Our friendship lasted four weeks—just long enough for me to learn that Tiffany took European vacations, went skiing in Aspen and bought clothes at Nieman-Marcus. I’d never been outside of Illinois, on skis or anywhere but the Sears preteen department. We were only eleven and she’d already picked out the car she’d get for her sixteenth birthday. Tiffany was way too much for me. I crawled back into my familiar invisibility. . . .

Until I met Mandy. Mandy’s middle name was “rebel.” She and her brother, Kevin, smoked cigarettes and stole money out of their mom’s purse. If popularity and cool are out of reach, I thought, I’ll take rebellion over facelessness. I was soon hanging out at Mandy’s house, where no adults were ever around to notice what we were doing. I puffed cigarettes, pretended to shoplift and felt powerful for the first time in my life. I did crazy things my parents never suspected, and had a great time bragging about it to other kids. I could feel my status rising. Then Kevin was arrested and sent to a detention center. Never wanting to end up like him, I pitched my cigarettes and headed back into obscurity.

By eighth grade, I was desperate. I tried out for cheer-leading at my small school, and by some miracle, made it onto the squad. My head swelled like a melon. I must have absorbed popularity and coolness without realizing it, I thought. I took this tiny piece of status and ran with it.

At first, being popular and cool seemed to be easy. I tolerated, agreed with or laughed at the nasty comments of the cool girls who stayed that way by pointing out the uncoolness of others. Things like, “Look at Dana’s hair. Think she used a hedge trimmer?” or, “Can you believe those shoes Lauren wore last night? She must have borrowed them from her grandmother.” Guys weren’t spared. “Oh, Tyler. What a crater face!” and, “Yeewww. Bryce actually thought I’d be seen with him in public!”

The better they were at cutting people to shreds, the faster those girls seemed to rise above the masses. Like stand-up comics, they pointed out other people’s flaws and made the crowds roar. Why, I wondered, were put downs cool? They made my stomach cramp. Was it who said them? The way they were said?

Okay, I decided, I can say nasty things about other people for the sake of personal success. I picked a time and place for my initiation. A budding friendship with the Faris twins gave me a stage. Sara and Shauna were way cooler than I’d ever be. They’d been hanging with guys since seventh grade.

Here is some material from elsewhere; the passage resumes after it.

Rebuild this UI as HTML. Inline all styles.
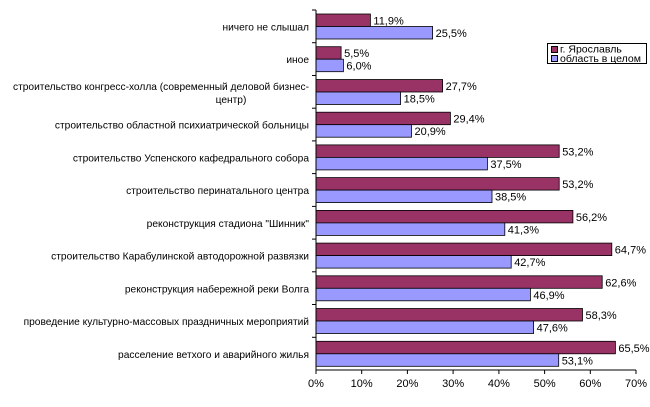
<!DOCTYPE html>
<html><head><meta charset="utf-8"><style>
body{margin:0;background:#fff}
svg text{font-family:"Liberation Sans",Arial,sans-serif;font-size:11px;fill:#000}
.cat text{font-size:10.2px}
.r{fill:#993366;stroke:#000;stroke-width:0.8}
.b{fill:#9999FF;stroke:#000;stroke-width:0.8}
</style></head><body>
<svg width="650" height="402" xmlns="http://www.w3.org/2000/svg">
<g stroke="#000">
<line x1="312" x2="316" y1="10" y2="10"/><line x1="312" x2="316" y1="42.7" y2="42.7"/><line x1="312" x2="316" y1="75.5" y2="75.5"/><line x1="312" x2="316" y1="108.2" y2="108.2"/><line x1="312" x2="316" y1="140.9" y2="140.9"/><line x1="312" x2="316" y1="173.6" y2="173.6"/><line x1="312" x2="316" y1="206.4" y2="206.4"/><line x1="312" x2="316" y1="239.1" y2="239.1"/><line x1="312" x2="316" y1="271.8" y2="271.8"/><line x1="312" x2="316" y1="304.5" y2="304.5"/><line x1="312" x2="316" y1="337.3" y2="337.3"/>
<line x1="316" x2="316" y1="370" y2="374"/><line x1="361.7" x2="361.7" y1="370" y2="374"/><line x1="407.4" x2="407.4" y1="370" y2="374"/><line x1="453.1" x2="453.1" y1="370" y2="374"/><line x1="498.9" x2="498.9" y1="370" y2="374"/><line x1="544.6" x2="544.6" y1="370" y2="374"/><line x1="590.3" x2="590.3" y1="370" y2="374"/><line x1="636" x2="636" y1="370" y2="374"/>
</g>
<g text-anchor="middle">
<text x="316" y="387">0%</text><text x="361.7" y="387">10%</text><text x="407.4" y="387">20%</text><text x="453.1" y="387">30%</text><text x="498.9" y="387">40%</text><text x="544.6" y="387">50%</text><text x="590.3" y="387">60%</text><text x="636" y="387">70%</text>
</g>

<rect class="r" x="316" y="14" width="54.4" height="12.5"/><rect class="b" x="316" y="26.5" width="116.6" height="12.5"/>
<rect class="r" x="316" y="46.7" width="25.1" height="12.5"/><rect class="b" x="316" y="59.2" width="27.4" height="12.5"/>
<rect class="r" x="316" y="79.5" width="126.6" height="12.5"/><rect class="b" x="316" y="92" width="84.6" height="12.5"/>
<rect class="r" x="316" y="112.2" width="134.4" height="12.5"/><rect class="b" x="316" y="124.7" width="95.5" height="12.5"/>
<rect class="r" x="316" y="144.9" width="243.2" height="12.5"/><rect class="b" x="316" y="157.4" width="171.4" height="12.5"/>
<rect class="r" x="316" y="177.6" width="243.2" height="12.5"/><rect class="b" x="316" y="190.1" width="176" height="12.5"/>
<rect class="r" x="316" y="210.4" width="256.9" height="12.5"/><rect class="b" x="316" y="222.9" width="188.8" height="12.5"/>
<rect class="r" x="316" y="243.1" width="295.8" height="12.5"/><rect class="b" x="316" y="255.6" width="195.2" height="12.5"/>
<rect class="r" x="316" y="275.8" width="286.2" height="12.5"/><rect class="b" x="316" y="288.3" width="214.4" height="12.5"/>
<rect class="r" x="316" y="308.5" width="266.5" height="12.5"/><rect class="b" x="316" y="321" width="217.6" height="12.5"/>
<rect class="r" x="316" y="341.3" width="299.4" height="12.5"/><rect class="b" x="316" y="353.8" width="242.7" height="12.5"/>

<text x="373.4" y="24.5">11,9%</text><text x="435.6" y="37">25,5%</text>
<text x="344.1" y="57.2">5,5%</text><text x="346.4" y="69.7">6,0%</text>
<text x="445.6" y="90">27,7%</text><text x="403.6" y="102.5">18,5%</text>
<text x="453.4" y="122.7">29,4%</text><text x="414.5" y="135.2">20,9%</text>
<text x="562.2" y="155.4">53,2%</text><text x="490.4" y="167.9">37,5%</text>
<text x="562.2" y="188.1">53,2%</text><text x="495" y="200.6">38,5%</text>
<text x="575.9" y="220.9">56,2%</text><text x="507.8" y="233.4">41,3%</text>
<text x="614.8" y="253.6">64,7%</text><text x="514.2" y="266.1">42,7%</text>
<text x="605.2" y="286.3">62,6%</text><text x="533.4" y="298.8">46,9%</text>
<text x="585.5" y="319">58,3%</text><text x="536.6" y="331.5">47,6%</text>
<text x="618.4" y="351.8">65,5%</text><text x="561.7" y="364.3">53,1%</text>

<g class="cat" text-anchor="end">
<text x="309" y="30.5">ничего не слышал</text>
<text x="309" y="63.2">иное</text>
<text x="309" y="90">строительство конгресс-холла (современный деловой бизнес-</text>
<text x="309" y="128.7">строительство областной психиатрической больницы</text>
<text x="309" y="161.4">строительство Успенского кафедрального собора</text>
<text x="309" y="194.1">строительство перинатального центра</text>
<text x="309" y="226.9">реконструкция стадиона "Шинник"</text>
<text x="309" y="259.6">строительство Карабулинской автодорожной развязки</text>
<text x="309" y="292.3">реконструкция набережной реки Волга</text>
<text x="309" y="325">проведение культурно-массовых праздничных мероприятий</text>
<text x="309" y="357.8">расселение ветхого и аварийного жилья</text>
</g>
<g class="cat"><text x="231" y="103" text-anchor="middle">центр)</text></g>

<line x1="316" y1="10" x2="316" y2="370" stroke="#000"/>
<line x1="316" y1="370" x2="636" y2="370" stroke="#000"/>

<rect x="547.5" y="43.5" width="99" height="20" fill="#fff" stroke="#000"/>
<rect x="551.5" y="46.5" width="6" height="6" fill="#993366" stroke="#000"/>
<text x="560" y="52.5" style="font-size:10.5px">г. Ярославль</text>
<rect x="551.5" y="55.5" width="6" height="6" fill="#9999FF" stroke="#000"/>
<text x="560" y="62" style="font-size:10.5px">область в целом</text>
</svg></body></html>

My debut came after church. The three of us were standing around waiting for rides home. I listened to them rip first on girls and then on guys. One guy in particular took the brunt of their hits: first his clothes, then his voice, then his brain, then his looks.

“I know what you mean,” I volunteered, as Shauna turned up her nose at the mention of the poor guy’s hairy arms. “Some guys are real apes. . . .”

As the words left my mouth, a not-so-good-looking guy drove past in a blue convertible. Perfect opportunity, I thought. I pointed to the driver, “. . . like that guy—red-haired and u-g-l-y.” I made chimp sounds as I watched the car turn into a nearby driveway. Instead of agreement, I heard nothing from the twins. It was like I was standing on the ocean bottom with my ears plugged. I turned slowly to see Sara and Shauna with necks stiff and eyes impaling me on an invisible stake.

What? What? my confused brain was pleading. What’d I say?

The answer slithered out of Sara’s mouth as the twins turned their backs and walked toward the blue convertible. “That red-haired and u-g-l-y ape is our brother.”

The rest, as they say, is history. My journey to cool stalled right there in front of church. With face burning and ears ringing, I’m sure I heard an otherworldly voice whisper, You’ll never be popular, cool, or anything else your heart won’t let you be. Start looking inside, instead of out.

It took me a while to get what those words meant. But once I stopped trying to be like other people, life got a whole lot easier. I’m even growing up to be someone I really like.